Der vergessene Verwandte
Die letzten Wochen ist es still um einen treuen Begleiter der Kapitalmärkte der letzten Jahre geworden. Die Volatilität meldet sich kaum mehr zu Wort. Der Dauergast vergangener Börsentage hat sich beruhigt. Einiges unter dem langjährigen Durchschnitt verläuft dieser so geschätzte Risikoindikator unserer Märkte derzeit in Richtung Jahreswechsel. Erinnern wir uns, das war doch schon einmal so gewesen, oder?
2018 war diese unsere Welt noch eine ganz andere. Wir sahen uns mit Donald Trump konfrontiert, China und die USA spielten mit dem Globus Monoply, und die EU war mit Brexit noch nicht fertig. Trotzdem schlummerte das Risiko an den Börsen, in Form der Volatilität, langsam vor sich hin. Die Kapitalmarktteilnehmer waren sogar emsig bemüht, selbst dieser Situation Fantasie abzuringen und so wurden die Short-Vola-Produkte reihenweise aus der Taufe gehoben. Wir erinnern uns? Ja genau. All diese Fonds, Zertifikate oder Konstrukte waren wirklich hoch intelligent komponiert und vor Allem professionellen Anlegern ins Portfolio gepackt worden. Sie waren die Monate davor auch konstanter Zuträger von Performance für diese Portfolios gewesen und schienen exakt auf die Situation der Märkte zugeschneidert zu sein. Bis es doch ein kurzfristiges Aufbäumen, quasi Lebenszeichen, der Schwankungsbreite gab und durch diesen Zucker in der Volatilität plötzlich sämtliche zuvor als so sicher propagierten und stolz gehaltenen Seile nachgaben und im Februar 2018 komplett in sich zusammenkrachten. Ein Mini-Crash wie man damals sagte. Im Nachhall der Erkenntnis aber ein ganz knapp vermiedener echter Crash, der eine Kapitalmarktinjektion von korrespondiert 6 Mrd. US$ notwendig machte.

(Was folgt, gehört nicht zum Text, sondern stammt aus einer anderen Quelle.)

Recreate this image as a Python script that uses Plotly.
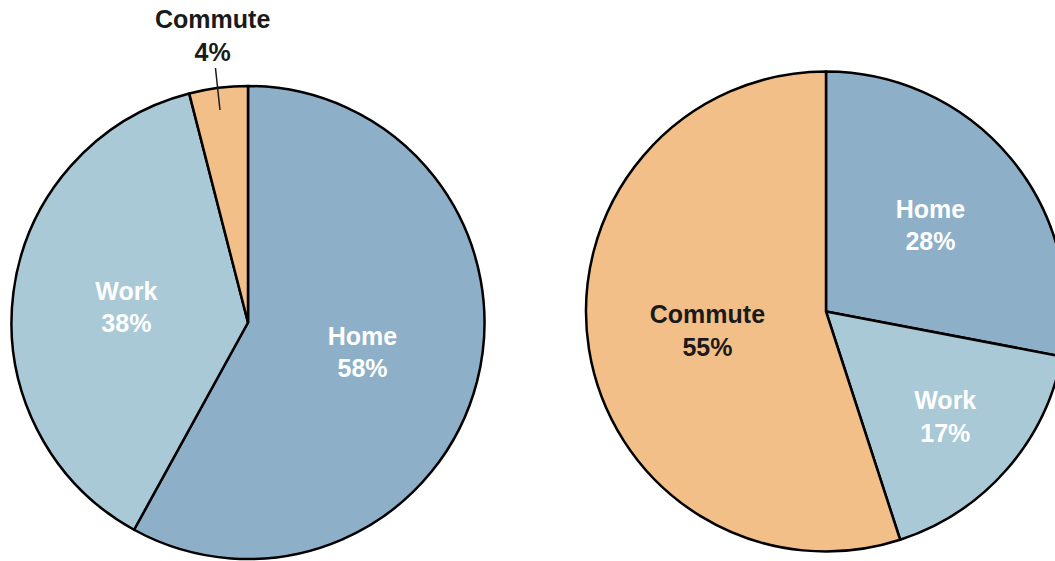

Heute, 3 Jahre später, kräht kein Hahn mehr danach. Die Kurse von damals gelten als perfekte Einstiegskurse, die Volatilität darf wieder ein Stiefmütterchen sein. Doch die Tafel für die Auferstehung ist angerichtet. Omikron und der Run der Wissenschaft, diese Variante in ihrer Wirksamkeit zu entschlüsseln, dehnen gerade den Spannungsbogen. Und die Politik gibt ebenso den Vorspann für ein emotionales 2022 gerade vor. Ob die Ukraine oder Taiwan, ob die EU mit UK, Israel mit dem Iran oder die Trumpisten in USA, 2022 wird von Geopolitik stärker erfasst werden. Sogar die Notenbanken kommen langsam hinter dem Vorhang in Stellung. Je länger die Inflation via ver-x-fachter Energiepreise die Volkswirtschaften quält, umso eher wird von den Währungshütern erwartet „Etwas“ dagegen zu machen, selbst wenn die Geschichte der letzten 15 Jahre gezeigt hat, dass gegen politisch motivierte Preisänderungen bei Rohstoffen eine Zinsmaßnahme genau gar nichts bewirkt. Inmitten all dieser Variablen wird es uns daher nicht schwer fallen wieder stärkere Marktschwankungen zu erwarten.
Das bedeutet natürlich nicht, dass die Märkte nur mehr fallen werden. Im Gegenteil, sie werden stärker nach Unten, aber auch nach Oben in Relation zur jeweils dominanten Story pendeln. Ein Markt für Meinung und Analyse, Flexibilität und den Füßen am Boden.
Weihnachten, die ruhige Zeit des Jahres, als Treppenwitz der Kapitalmärkte.